After 19 years and 25 space flights, NASA's space shuttle Endeavour returned to Earth from a 16-day mission early this morning, ending its storied career.
Endeavour brought its six-man crew safely back from their mission to bring equipment, experiments and supplies to the International Space Station, landing at Kennedy Space Center in Florida at 2:35 a.m. EDT.
After traveling 122 million miles, Endeavour's work is done. The space shuttle officially has entered retirement. Only the space shuttle Atlantis is left, and that vehicle is set to fly its final mission on July 8. That mission will close NASA's 30-year space shuttle program. Atlantis was moved onto its launch pad for the final time Tuesday night, just hours before Endeavour came in for its landing.

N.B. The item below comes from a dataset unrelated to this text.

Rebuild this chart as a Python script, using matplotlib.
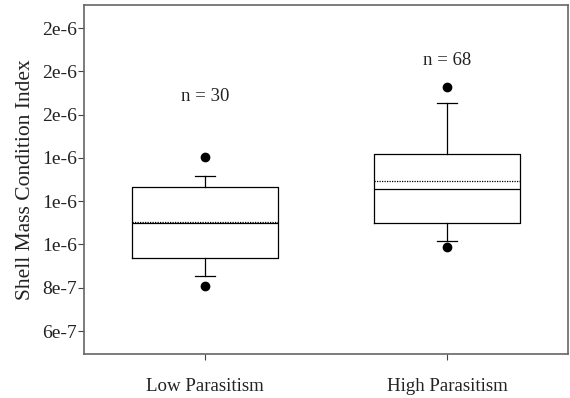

Endeavour's crew members spent much of the past two weeks doing the final builds on the U.S. segment of the space station. Among their duties, they moved a 50-foot robotic arm that had been used on the space shuttle to a permanent attachment on the station, set up new communication antennas, and a new high-pressure gas tank.
"I think we all should be really impressed how big and magnificent that space station is," said astronaut Mike Fincke, who participated in two of the mission's four spacewalks.
Speaking at a press conference after this morning's landing, Fincke said the whole crew was incredibly happy as they pulled away from the space station "We were impressed. We were excited like 5-year-olds at a roller coaster park," he added.
During the 16-day mission, the astronauts delivered and attached a $2 billion particle detector called the Alpha Magnetic Spectrometer 2 (AMS) and attached it to the backbone of the space station. The 15,251- pound instrument will orbit the Earth, sifting through cosmic particles on the hunt for antimatter and dark matter.
Scientists are hoping it will provide data that will help them better understand the origin of the universe.
Endeavour's final mission also gave the space station a major robotics boost.